HIV has a new role in cutting-edge genetic therapies in which the virus is rendered harmless but retains the power to infect cells and introduce genetic code, the Los Angeles Times reports. In December, physicians at the University of Pennsylvania announced they had cured a girl dying of leukemia using a variation of this technique. And now Italian scientists have successfully used deactivated HIV to cure children of two rare, fatal genetic diseases, including three young people with metachromatic leukodystrophy and three others with Wiskott-Aldrich syndrome. Both hereditary conditions are the consequence of genetic mutations that inhibit the body’s capacity to produce certain important enzymes. The investigators published their findings in the journal Science.
The investigators drew bone marrow stem cells from the study participants and then used an HIV-derived lentivirus to replace disease-causing genes in those cells with normal ones. Next they conducted a bone marrow transplant with the modified cells along with chemotherapy to kill off the old immune cells with the faulty genetic code.
Throughout a nearly two-year follow-up period, 45 to 80 percent of the transplanted bone marrow cells produced the necessary proteins in the children with metachromatic leukodystrophy; the number was 25 to 40 percent for those with Wiskott-Aldrich syndrome.

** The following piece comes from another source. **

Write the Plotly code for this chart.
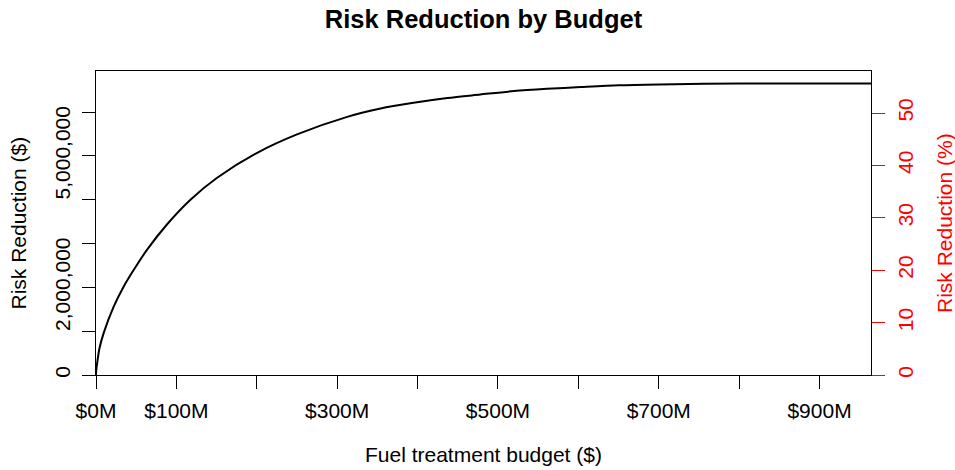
import plotly.graph_objects as go

# Fuel treatment budget (millions of $) and risk reduction (millions of $)
budget_m = [0, 0.4, 1.4, 4.2, 9.6, 22, 34.5, 47, 63.6, 88.5, 117.5, 150.7, 200.5,
            250, 312.5, 354, 395, 437, 478, 520, 561, 603, 650, 700, 800, 964]
risk_m = [0, 0.12, 0.27, 0.6, 0.96, 1.56, 2.02, 2.40, 2.86, 3.44, 4.00, 4.50, 5.07,
          5.49, 5.89, 6.08, 6.21, 6.32, 6.40, 6.48, 6.53, 6.57, 6.61, 6.63, 6.65, 6.65]
total_risk_m = 11.96  # total risk, so that plateau ~55.6%

x_tickvals_m = [0, 100, 200, 300, 400, 500, 600, 700, 800, 900]
x_ticktext = ["$0M", "$100M", "", "$300M", "", "$500M", "", "$700M", "", "$900M"]
y_tickvals = [0, 1e6, 2e6, 3e6, 4e6, 5e6, 6e6]
y_ticktext = ["0", "", "2,000,000", "", "", "5,000,000", ""]
y2_tickvals = [0, 10, 20, 30, 40, 50]

x = [b * 1e6 for b in budget_m]
y = [r * 1e6 for r in risk_m]
pct = [r / total_risk_m * 100 for r in risk_m]

FONT = "Liberation Sans, Arial, sans-serif"
FS = 21

fig = go.Figure()
fig.add_trace(go.Scatter(x=x, y=y, mode="lines", line=dict(color="black", width=2, shape="spline", smoothing=0.8),
                         showlegend=False, hoverinfo="skip"))
fig.add_trace(go.Scatter(x=x, y=pct, mode="lines", yaxis="y2", opacity=0,
                         line=dict(color="red", width=1), showlegend=False, hoverinfo="skip"))

fig.update_layout(
    width=955, height=470,
    margin=dict(l=96, r=84, t=71, b=95),
    paper_bgcolor="white", plot_bgcolor="white",
    font=dict(family=FONT, size=FS, color="black"),
    title=dict(text="<b>Risk Reduction by Budget</b>", x=0.5, xref="paper", xanchor="center",
               y=1 - 19 / 470, yanchor="middle", yref="container",
               font=dict(size=25.5, family=FONT, color="black")),
    xaxis=dict(range=[0, 964e6], tickvals=[v * 1e6 for v in x_tickvals_m], ticktext=x_ticktext,
               ticks="outside", ticklen=13, tickcolor="black", tickwidth=1,
               showline=True, linecolor="black", linewidth=1, mirror=True,
               showgrid=False, zeroline=False, tickfont=dict(size=FS), ticklabelstandoff=4),
    yaxis=dict(range=[0, 6.937e6], tickvals=y_tickvals, ticktext=y_ticktext,
               ticks="outside", ticklen=13, tickcolor="black", tickwidth=1, tickangle=-90,
               showline=True, linecolor="black", linewidth=1, mirror=True,
               showgrid=False, zeroline=False, tickfont=dict(size=FS), ticklabelstandoff=4),
    yaxis2=dict(range=[0, 58.02], overlaying="y", side="right", tickvals=y2_tickvals,
                ticks="outside", ticklen=13, tickcolor="red", tickwidth=1, tickangle=-90,
                showline=False, showgrid=False, zeroline=False,
                tickfont=dict(size=FS, color="red"), ticklabelstandoff=3),
    annotations=[
        dict(text="Fuel treatment budget ($)", xref="paper", yref="paper",
             x=0.5, y=(375.2 - 455) / 304, xanchor="center", yanchor="middle",
             showarrow=False, font=dict(size=FS, color="black")),
        dict(text="Risk Reduction ($)", xref="paper", yref="paper",
             x=(17.5 - 96) / 775, y=0.5, xanchor="center", yanchor="middle", textangle=-90,
             showarrow=False, font=dict(size=FS, color="black")),
        dict(text="Risk Reduction (%)", xref="paper", yref="paper",
             x=(944 - 96) / 775, y=0.5, xanchor="center", yanchor="middle", textangle=-90,
             showarrow=False, font=dict(size=FS, color="red")),
    ],
)

fig.write_html("out.html", config={"displayModeBar": False},
               post_script="document.body.style.margin='0px';")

“Three years after the start of the clinical trial, the results obtained from the first six patients are very encouraging: The therapy is not only safe, but also effective and able to change the clinical history of these severe diseases,” Luigi Naldini, MD, PhD, director of San Raffaele Telethon Institute for Gene Therapy (TIGET) in Milan, Italy, and the study’s head researcher, said in a release. “After 15 years of effort and our successes in the laboratory, but frustration as well, it’s really exciting to be able to give a concrete solution to the first patients.”